A new report by Dodge Data & Analytics shows that commercial and multifamily construction starts in many of the leading U.S. metropolitan areas dropped in 2017 compared the year before.
The New York metropolitan area in 2017 registered a 16% slide for commercial and multifamily construction starts, which followed a 14% drop in 2016. The 2017 dollar amount at $25.2 billion was still 17% above the $21.6 billion reported for 2014.
The New York metropolitan area had reached a peak in 2015, reflecting the robust volume of multifamily projects making it to the construction start stage that year, as developers pushed projects forward in anticipation of the expiration of the 421-a program.

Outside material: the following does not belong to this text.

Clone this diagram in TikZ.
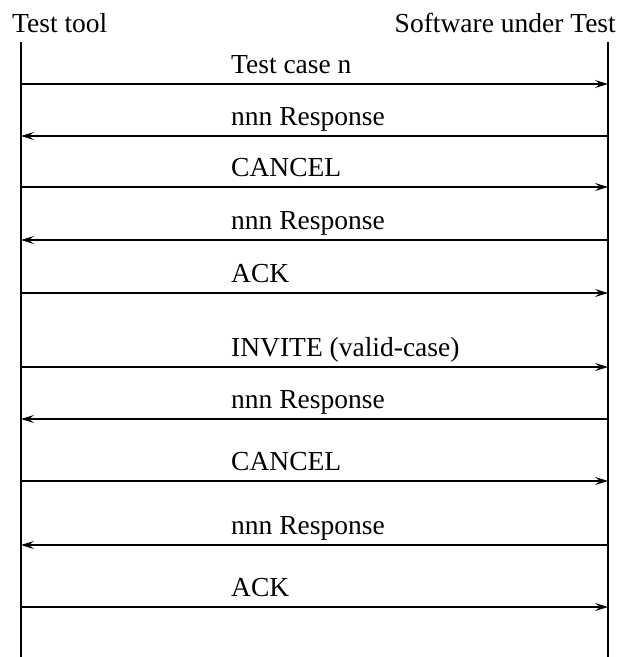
\documentclass[tikz,border=0pt]{standalone}
\usepackage{fontspec}
\setmainfont{Liberation Serif}
\usetikzlibrary{arrows.meta}

\tikzset{
  lifeline/.style={line width=1.6pt},
  msgline/.style={line width=1.6pt, -{Stealth[length=13pt,width=8pt,inset=5pt]}},
  msglabel/.style={anchor=base west, inner sep=0pt}
}

\begin{document}
\begin{tikzpicture}[x=1pt, y=-1pt, font=\fontsize{27.5}{33}\selectfont]
                \useasboundingbox (0,0) rectangle (621,657);
%
                \node [anchor=base west, inner sep=0pt] (tool) at (12,32) {Test tool};
                \node [anchor=base east, inner sep=0pt] (sut) at (616,32) {Software under Test};
                \coordinate (tooltop) at (21,42);
                \coordinate (toolbot) at (21,657);
                \coordinate (suttop) at (608,42);
                \coordinate (sutbot) at (608,657);
                \draw [lifeline] (tooltop) -- (toolbot);
                \draw [lifeline] (suttop) -- (sutbot);
%
                \foreach \i/\y/\txt/\dir in {1/84/Test case n/r, 2/136/nnn Response/l,
                    3/187/CANCEL/r, 4/240/nnn Response/l, 5/293/ACK/r,
                    6/367/INVITE (valid-case)/r, 7/419/nnn Response/l,
                    8/481/CANCEL/r, 9/545/nnn Response/l, 10/607/ACK/r} {
                    \coordinate (t\i) at (21,\y);
                    \coordinate (s\i) at (608,\y);
                    \node [msglabel] (m\i) at (231,\y-11) {\txt};
                    \if\dir r
                        \draw [msgline] (t\i) -- (s\i);
                    \else
                        \draw [msgline] (s\i) -- (t\i);
                    \fi
                }
            \end{tikzpicture}
\end{document}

Multifamily housing in 2016 plunged 27%, but then showed only a 4% decline in 2017 as activity seemed to be stabilizing as a replacement for the 421-a program went into effect. In 2017, there were 25 multifamily projects that reached groundbreaking valued at $100 million or more, led by two projects in lower Manhattan valued at $450 million and $445 million respectively, and the $410 million Brooklyn Point high-rise in Brooklyn.

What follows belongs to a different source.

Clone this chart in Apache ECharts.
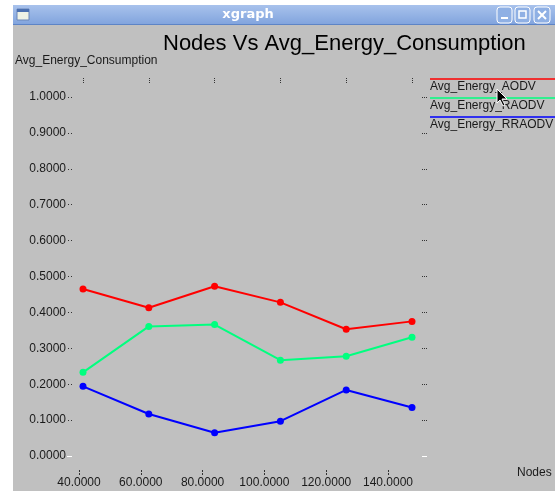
<!DOCTYPE html>
<html>
<head>
<meta charset="utf-8">
<script src="https://cdn.jsdelivr.net/npm/echarts@6/dist/echarts.min.js"></script>
<style>
html,body{margin:0;padding:0;background:#fff;}
#c{width:555px;height:491px;}
</style>
</head>
<body>
<div id="c"></div>
<script>
// ---- data ----
const nodes = [40, 60, 80, 100, 120, 140];
const aodv = [0.465, 0.413, 0.473, 0.428, 0.353, 0.375];
const raodv = [0.233, 0.361, 0.366, 0.267, 0.278, 0.331];
const rraodv = [0.194, 0.117, 0.065, 0.097, 0.184, 0.135];
const seriesNames = ['Avg_Energy_AODV', 'Avg_Energy_RAODV', 'Avg_Energy_RRAODV'];
const yTicks = [0.1, 0.2, 0.3, 0.4, 0.5, 0.6, 0.7, 0.8, 0.9, 1.0];
const yZeroTick = [0];
const titleText = 'Nodes Vs Avg_Energy_Consumption';
const yName = 'Avg_Energy_Consumption';
const xName = 'Nodes';
const windowTitle = 'xgraph';

const colors = ['#ff0000', '#00ff7f', '#0000ff'];
const FONT = '"Liberation Sans", Arial, sans-serif';
const TXT = '#1a1a1a';
const DOT = '#333333';

function pairs(vals) { return nodes.map((n, i) => [n, vals[i]]); }
const allVals = [aodv, raodv, rraodv];

const chart = echarts.init(document.getElementById('c'), null, {renderer: 'canvas'});

const legendGraphics = [];
seriesNames.forEach((name, i) => {
  const y = 79 + i * 19;
  legendGraphics.push({
    type: 'line', z: 10,
    shape: {x1: 430, y1: y, x2: 555, y2: y},
    style: {stroke: colors[i], lineWidth: 1.6}
  });
  legendGraphics.push({
    type: 'text', z: 10, x: 430, y: y + 2,
    style: {text: name, font: '12px ' + FONT, fill: TXT, textVerticalAlign: 'top'}
  });
});

const noLine = {show: false, onZero: false};

const option = {
  backgroundColor: '#ffffff',
  animation: false,
  graphic: [
    {type: 'rect', z: -10, shape: {x: 13, y: 25, width: 542, height: 466}, style: {fill: '#c0c0c0'}},
    {type: 'rect', z: -10, shape: {x: 13, y: 5, width: 542, height: 20},
      style: {fill: new echarts.graphic.LinearGradient(0, 0, 0, 1, [
        {offset: 0, color: '#a8c2ec'}, {offset: 1, color: '#80a3dd'}])}},
    {type: 'line', z: -9, shape: {x1: 13, y1: 24.5, x2: 555, y2: 24.5}, style: {stroke: '#5d84c6', lineWidth: 1}},
    // window icon
    {type: 'rect', z: -8, shape: {x: 17, y: 9, width: 12, height: 11}, style: {fill: '#eef2e6', stroke: '#6a86b8', lineWidth: 1}},
    {type: 'rect', z: -7, shape: {x: 17, y: 9, width: 12, height: 3}, style: {fill: '#4a6fb0'}},
    {type: 'text', z: -7, x: 248, y: 15,
      style: {text: windowTitle, font: 'bold 13px "DejaVu Sans", sans-serif', fill: '#ffffff', textAlign: 'center', textVerticalAlign: 'middle'}},
    // buttons
    {type: 'rect', z: -7, shape: {x: 497, y: 7, width: 15, height: 16, r: 3}, style: {fill: '#8fb0e4', stroke: '#ffffff', lineWidth: 1}},
    {type: 'line', z: -6, shape: {x1: 501, y1: 18, x2: 508, y2: 18}, style: {stroke: '#ffffff', lineWidth: 2}},
    {type: 'rect', z: -7, shape: {x: 515, y: 7, width: 15, height: 16, r: 3}, style: {fill: '#8fb0e4', stroke: '#ffffff', lineWidth: 1}},
    {type: 'rect', z: -6, shape: {x: 519, y: 11, width: 7, height: 7}, style: {fill: 'none', stroke: '#ffffff', lineWidth: 1.5}},
    {type: 'rect', z: -7, shape: {x: 534, y: 7, width: 16, height: 16, r: 3}, style: {fill: '#8fb0e4', stroke: '#ffffff', lineWidth: 1}},
    {type: 'line', z: -6, shape: {x1: 538, y1: 11, x2: 546, y2: 19}, style: {stroke: '#ffffff', lineWidth: 2}},
    {type: 'line', z: -6, shape: {x1: 546, y1: 11, x2: 538, y2: 19}, style: {stroke: '#ffffff', lineWidth: 2}},
    // texts
    {type: 'text', z: 5, x: 163, y: 44,
      style: {text: titleText, font: '22px ' + FONT, fill: '#000000', textVerticalAlign: 'middle'}},
    {type: 'text', z: 5, x: 15, y: 61,
      style: {text: yName, font: '12px ' + FONT, fill: TXT, textVerticalAlign: 'middle'}},
    {type: 'text', z: 5, x: 517, y: 473,
      style: {text: xName, font: '12px ' + FONT, fill: TXT, textVerticalAlign: 'middle'}},
    ...legendGraphics,
    // mouse cursor
    {type: 'polygon', z: 20, shape: {points: [[497, 89], [497, 103], [500, 100], [503, 106], [505, 105], [502, 99], [507, 99]]},
      style: {fill: '#000000', stroke: '#ffffff', lineWidth: 1}}
  ],
  grid: [
    {left: 83, right: 143, top: 97, bottom: 35},
    {left: 79, right: 167, top: 97, bottom: 35}
  ],
  xAxis: [
    {type: 'value', gridIndex: 0, min: 40, max: 140, show: false, axisLine: noLine},
    {type: 'value', gridIndex: 0, position: 'top', offset: 14, min: 40, max: 140, interval: 20,
      axisLine: noLine, splitLine: {show: false}, axisLabel: {show: false},
      axisTick: {show: true, length: 5, lineStyle: {color: DOT, width: 1, type: [1, 1]}}},
    {type: 'value', gridIndex: 1, position: 'bottom', offset: 14, min: 40, max: 140, interval: 20,
      axisLine: noLine, splitLine: {show: false},
      axisTick: {show: true, length: 5, lineStyle: {color: DOT, width: 1, type: [2, 1]}},
      axisLabel: {show: true, margin: 7, fontSize: 12, fontFamily: FONT, color: TXT,
        formatter: v => v.toFixed(4)}}
  ],
  yAxis: [
    {type: 'value', gridIndex: 0, position: 'left', offset: 11, min: 0, max: 1, interval: 0.1,
      axisLine: noLine, splitLine: {show: false},
      axisTick: {show: true, length: 5, customValues: yTicks, lineStyle: {color: DOT, width: 1, type: [1, 2]}},
      axisLabel: {show: true, margin: 6, fontSize: 12, fontFamily: FONT, color: TXT,
        formatter: v => v.toFixed(4)}},
    {type: 'value', gridIndex: 0, position: 'left', offset: 11, min: 0, max: 1, interval: 0.1,
      axisLine: noLine, splitLine: {show: false}, axisLabel: {show: false},
      axisTick: {show: true, length: 5, customValues: yZeroTick, lineStyle: {color: '#ffffff', width: 1}}},
    {type: 'value', gridIndex: 0, position: 'right', offset: 10, min: 0, max: 1, interval: 0.1,
      axisLine: noLine, splitLine: {show: false}, axisLabel: {show: false},
      axisTick: {show: true, length: 5, customValues: yTicks, lineStyle: {color: DOT, width: 1, type: [1, 1]}}},
    {type: 'value', gridIndex: 0, position: 'right', offset: 10, min: 0, max: 1, interval: 0.1,
      axisLine: noLine, splitLine: {show: false}, axisLabel: {show: false},
      axisTick: {show: true, length: 5, customValues: yZeroTick, lineStyle: {color: '#ffffff', width: 1}}},
    {type: 'value', gridIndex: 1, min: 0, max: 1, show: false, axisLine: noLine}
  ],
  series: seriesNames.map((name, i) => ({
    name: name,
    type: 'line',
    xAxisIndex: 0,
    yAxisIndex: 0,
    data: pairs(allVals[i]),
    symbol: 'circle',
    symbolSize: 7,
    showSymbol: true,
    lineStyle: {color: colors[i], width: 2},
    itemStyle: {color: colors[i]},
    z: 3 - i
  }))
};
chart.setOption(option);
</script>
</body>
</html>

The commercial building sector experienced a steep 28% decline in 2017, following gains of 96% in 2015 and 5% in 2016.
Office construction in 2016 had been lifted by groundbreaking for such projects as the $2.0 billion 3 Hudson Boulevard and the $1.5 billion One Vanderbilt Tower, and with one exception the major office building projects in 2017 were smaller in scale, contributing to a 33% decline for this project type.
The largest office building project that reached groundbreaking in 2017 was the $1.7 billion 50 Hudson Yards, followed by a $355 million office building in Brooklyn, the $300 million office portion of the $1.6 billion Farley Train Hall redevelopment in Manhattan, and the $300 million LG corporate headquarters in Englewood Cliffs NJ.